Section 3: You Are Not the Voice – You Are the One Listening
This is the turning point: You are not your thoughts. You are the observer of those thoughts. And that means you can challenge them. Replace them. Rewire them. But to do that, you must move from being reactive to being intentional.
Bad internal dialogue thrives in two conditions:
Unawareness – You don’t even notice the voice.
Agreement – You believe it without challenging it.
Freedom begins the moment you catch yourself thinking. That awareness alone is power. From there, you can begin to ask the question that changes everything:
“Who taught me to think this way—and do I still want to believe it?”

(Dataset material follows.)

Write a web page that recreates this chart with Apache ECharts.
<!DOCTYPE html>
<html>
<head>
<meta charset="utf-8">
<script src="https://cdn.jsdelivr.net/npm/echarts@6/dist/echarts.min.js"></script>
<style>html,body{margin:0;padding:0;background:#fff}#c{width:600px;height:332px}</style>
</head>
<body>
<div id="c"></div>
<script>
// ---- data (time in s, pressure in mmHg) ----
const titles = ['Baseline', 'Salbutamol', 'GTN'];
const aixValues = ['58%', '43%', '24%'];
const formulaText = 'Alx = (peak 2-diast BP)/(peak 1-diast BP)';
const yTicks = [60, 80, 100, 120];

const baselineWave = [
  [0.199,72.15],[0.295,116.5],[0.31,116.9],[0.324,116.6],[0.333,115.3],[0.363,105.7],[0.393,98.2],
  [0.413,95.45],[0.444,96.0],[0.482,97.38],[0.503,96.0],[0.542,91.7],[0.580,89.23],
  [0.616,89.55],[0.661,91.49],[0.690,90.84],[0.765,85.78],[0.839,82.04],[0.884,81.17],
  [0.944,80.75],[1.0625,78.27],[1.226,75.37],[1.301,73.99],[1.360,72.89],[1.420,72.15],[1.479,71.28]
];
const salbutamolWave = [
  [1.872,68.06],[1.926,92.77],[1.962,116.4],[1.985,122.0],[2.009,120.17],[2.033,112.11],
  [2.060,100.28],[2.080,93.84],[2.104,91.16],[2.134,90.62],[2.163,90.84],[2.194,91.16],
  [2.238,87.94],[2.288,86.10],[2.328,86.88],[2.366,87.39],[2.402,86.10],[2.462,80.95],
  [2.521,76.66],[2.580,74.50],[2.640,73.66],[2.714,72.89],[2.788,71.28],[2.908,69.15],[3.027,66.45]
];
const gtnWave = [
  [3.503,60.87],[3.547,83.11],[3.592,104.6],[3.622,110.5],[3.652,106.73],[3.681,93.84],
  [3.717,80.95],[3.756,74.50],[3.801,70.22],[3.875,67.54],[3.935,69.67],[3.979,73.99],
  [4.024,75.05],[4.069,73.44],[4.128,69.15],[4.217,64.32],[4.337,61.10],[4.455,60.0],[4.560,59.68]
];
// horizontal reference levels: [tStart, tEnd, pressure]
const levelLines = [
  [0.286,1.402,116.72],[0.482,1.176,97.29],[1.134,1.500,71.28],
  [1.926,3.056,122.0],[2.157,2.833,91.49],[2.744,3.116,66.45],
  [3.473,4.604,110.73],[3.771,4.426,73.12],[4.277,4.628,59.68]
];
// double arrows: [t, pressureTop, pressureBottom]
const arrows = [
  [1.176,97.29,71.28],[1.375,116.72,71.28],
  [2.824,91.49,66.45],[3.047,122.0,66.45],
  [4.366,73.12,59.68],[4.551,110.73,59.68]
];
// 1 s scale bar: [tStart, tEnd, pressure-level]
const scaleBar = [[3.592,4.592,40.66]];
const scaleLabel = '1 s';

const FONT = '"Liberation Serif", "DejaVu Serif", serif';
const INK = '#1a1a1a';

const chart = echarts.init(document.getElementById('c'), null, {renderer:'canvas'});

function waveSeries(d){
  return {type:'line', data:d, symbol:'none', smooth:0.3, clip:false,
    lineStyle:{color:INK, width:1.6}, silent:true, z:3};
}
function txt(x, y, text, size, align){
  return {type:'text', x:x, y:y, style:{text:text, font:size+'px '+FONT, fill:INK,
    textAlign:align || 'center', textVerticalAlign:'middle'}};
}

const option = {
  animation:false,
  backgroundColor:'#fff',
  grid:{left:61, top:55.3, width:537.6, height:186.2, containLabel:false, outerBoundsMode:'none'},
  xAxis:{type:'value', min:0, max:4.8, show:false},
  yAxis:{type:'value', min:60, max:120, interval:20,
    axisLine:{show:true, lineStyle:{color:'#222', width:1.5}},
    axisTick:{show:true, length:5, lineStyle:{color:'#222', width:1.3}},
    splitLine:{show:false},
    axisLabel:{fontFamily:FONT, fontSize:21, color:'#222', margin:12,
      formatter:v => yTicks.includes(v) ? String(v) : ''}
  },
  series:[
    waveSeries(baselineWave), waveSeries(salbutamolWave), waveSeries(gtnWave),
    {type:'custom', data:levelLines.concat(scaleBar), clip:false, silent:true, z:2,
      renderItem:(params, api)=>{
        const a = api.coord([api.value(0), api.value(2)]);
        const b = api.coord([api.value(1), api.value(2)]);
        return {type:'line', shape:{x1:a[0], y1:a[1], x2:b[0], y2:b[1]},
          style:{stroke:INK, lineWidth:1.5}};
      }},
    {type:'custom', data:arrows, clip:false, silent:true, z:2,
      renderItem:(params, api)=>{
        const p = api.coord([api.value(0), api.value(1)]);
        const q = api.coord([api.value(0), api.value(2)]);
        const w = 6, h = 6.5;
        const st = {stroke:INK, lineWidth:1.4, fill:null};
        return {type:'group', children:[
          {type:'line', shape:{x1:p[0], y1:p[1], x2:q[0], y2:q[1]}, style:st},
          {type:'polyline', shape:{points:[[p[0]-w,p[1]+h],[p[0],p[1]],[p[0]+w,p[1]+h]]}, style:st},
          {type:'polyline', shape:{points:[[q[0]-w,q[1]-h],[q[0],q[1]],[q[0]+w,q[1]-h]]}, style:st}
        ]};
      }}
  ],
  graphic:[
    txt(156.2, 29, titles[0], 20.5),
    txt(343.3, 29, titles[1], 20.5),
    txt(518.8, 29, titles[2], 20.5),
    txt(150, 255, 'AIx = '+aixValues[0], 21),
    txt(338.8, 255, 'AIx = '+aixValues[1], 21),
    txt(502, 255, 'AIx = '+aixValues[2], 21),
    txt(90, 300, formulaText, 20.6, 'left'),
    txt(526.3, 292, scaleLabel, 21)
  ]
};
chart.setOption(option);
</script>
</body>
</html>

Section 4: Rewiring the Script – The Step-by-Step Framework
Here’s a high-performance system for transforming your internal dialogue:
Step 1: Name the Narrative
Write down 3-5 recurring negative thoughts. Be honest. What do you say to yourself when you’re alone, when you fail, or when you’re under pressure?
Step 2: Trace the Origin
Ask: Where did this come from? A parent, a coach, a failure? This step disconnects the thought from your identity and exposes it as programming.
Step 3: Challenge the Lie
For each thought, ask:
Is this always true?
What evidence contradicts this?
Would I say this to someone I love?
Step 4: Rewrite It
Create a new script that reflects your truth, not your trauma. Examples:
“I always mess up.” → “I’ve made mistakes, but I learn fast and get better every time.”

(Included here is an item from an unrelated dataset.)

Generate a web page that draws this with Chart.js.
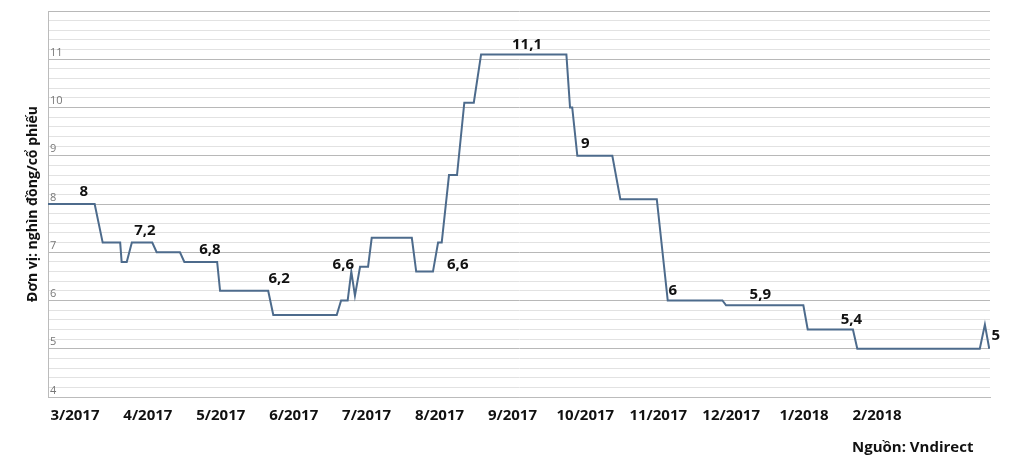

“I’m not good enough.” → “I am more than enough, and I grow stronger through every challenge.”
Step 5: Repetition = Rewiring
You won’t believe the new voice right away. That’s normal. Belief follows repetition. Speak it daily. Write it. Record it. Post it. And when the old voice shows up, don’t fight it—replace it. Every. Single. Time.
Step 6: Identity Alignment
Internal dialogue must match your desired identity. Ask: “What would the future version of me—the confident, successful, powerful version—say to themselves?” Speak from that identity, not toward it.

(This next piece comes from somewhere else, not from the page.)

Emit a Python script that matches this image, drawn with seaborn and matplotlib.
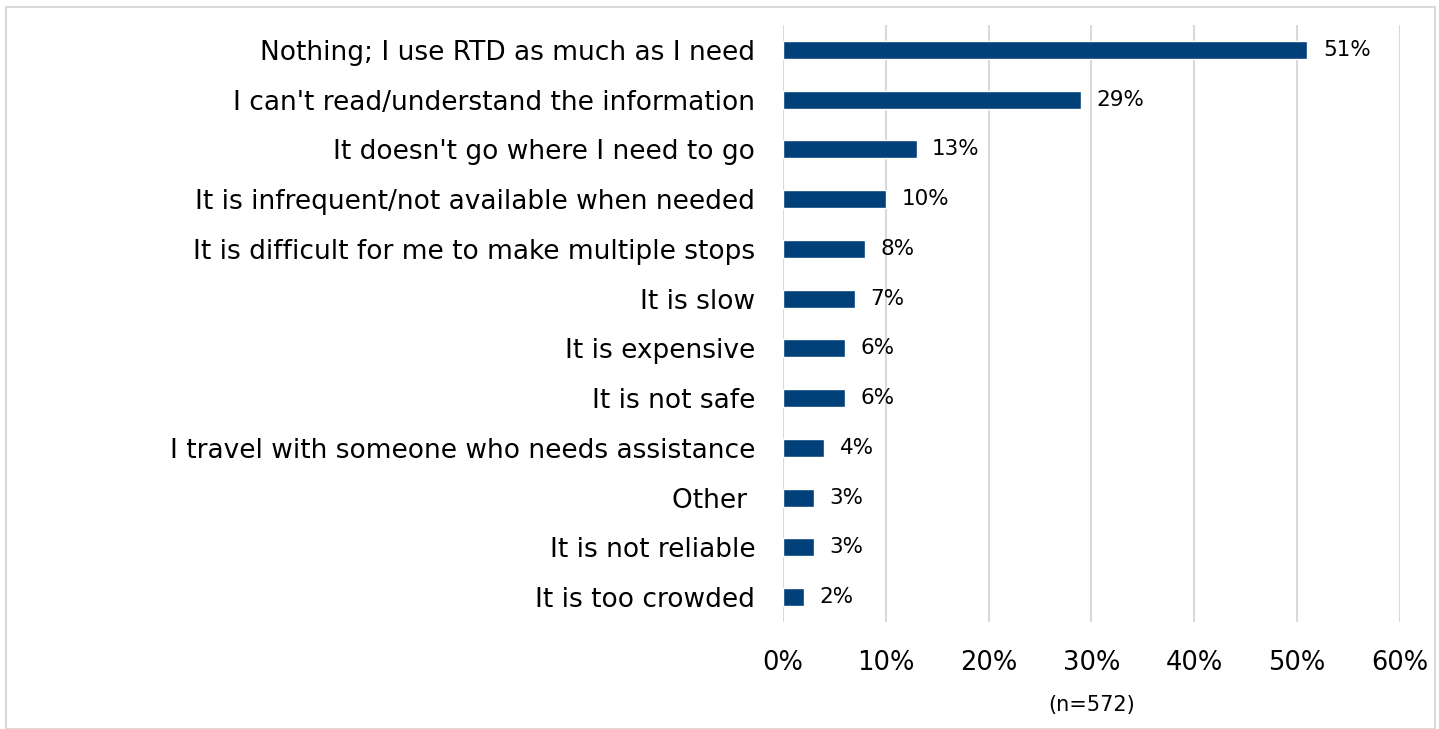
import matplotlib.pyplot as plt
import pandas as pd
import seaborn as sns

reasons = [
    "Nothing; I use RTD as much as I need",
    "I can't read/understand the information",
    "It doesn't go where I need to go",
    "It is infrequent/not available when needed",
    "It is difficult for me to make multiple stops",
    "It is slow",
    "It is expensive",
    "It is not safe",
    "I travel with someone who needs assistance",
    "Other ",
    "It is not reliable",
    "It is too crowded",
]
shares = [51, 29, 13, 10, 8, 7, 6, 6, 4, 3, 3, 2]
ticks = [0, 10, 20, 30, 40, 50, 60]
note = "(n=572)"

d = pd.DataFrame({"reason": reasons, "share": shares})

sns.set_style("white")
plt.rcParams["font.family"] = ["DejaVu Sans"]
plt.rcParams["text.color"] = "black"
plt.rcParams["xtick.color"] = "black"
plt.rcParams["ytick.color"] = "black"
plt.rcParams["axes.labelcolor"] = "black"

fig = plt.figure(figsize=(14.39, 7.29), dpi=100)
ax = fig.add_axes([0.5441, 0.1468, 0.4288, 0.8189])

sns.barplot(data=d, y="reason", x="share", color="#02407A", width=0.36,
            saturation=1, ax=ax, zorder=3)

for i, v in enumerate(shares):
    ax.text(v + 1.5, i, f"{v}%", va="center", ha="left", fontsize=15.5)

ax.set_xlim(0, 60)
ax.set_xticks(ticks)
ax.set_xticklabels([f"{t}%" for t in ticks], fontsize=18.5)
ax.tick_params(axis="x", length=0, pad=20)
ax.tick_params(axis="y", length=0, pad=20, labelsize=19)
ax.set_ylabel("")
ax.set_xlabel(note, fontsize=15, labelpad=14)
ax.grid(axis="x", color="#D9D9D9", linewidth=1.5, zorder=0)
for s in ax.spines.values():
    s.set_visible(False)

fig.patches.append(plt.Rectangle((6 / 1439, 0), 1429 / 1439, 1 - 7 / 729,
                                 transform=fig.transFigure, fill=False,
                                 edgecolor="#D9D9D9", linewidth=1.5))

fig.savefig("out.png", dpi=100)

Section 5: Internal Dialogue and Emotional Regulation
Your thoughts fuel your emotions. And your emotions reinforce your thoughts. If you want to master your internal voice, you also have to master your state.
Tools to help:
Box breathing or physiological sighs – to calm the nervous system.
Gratitude journaling – to shift emotional focus.
Movement – physical action disrupts mental loops.
Visualization – mentally rehearse your future self speaking powerfully.
Emotionally intelligent people don’t just “think positive.” They catch, challenge, and change their state in real-time.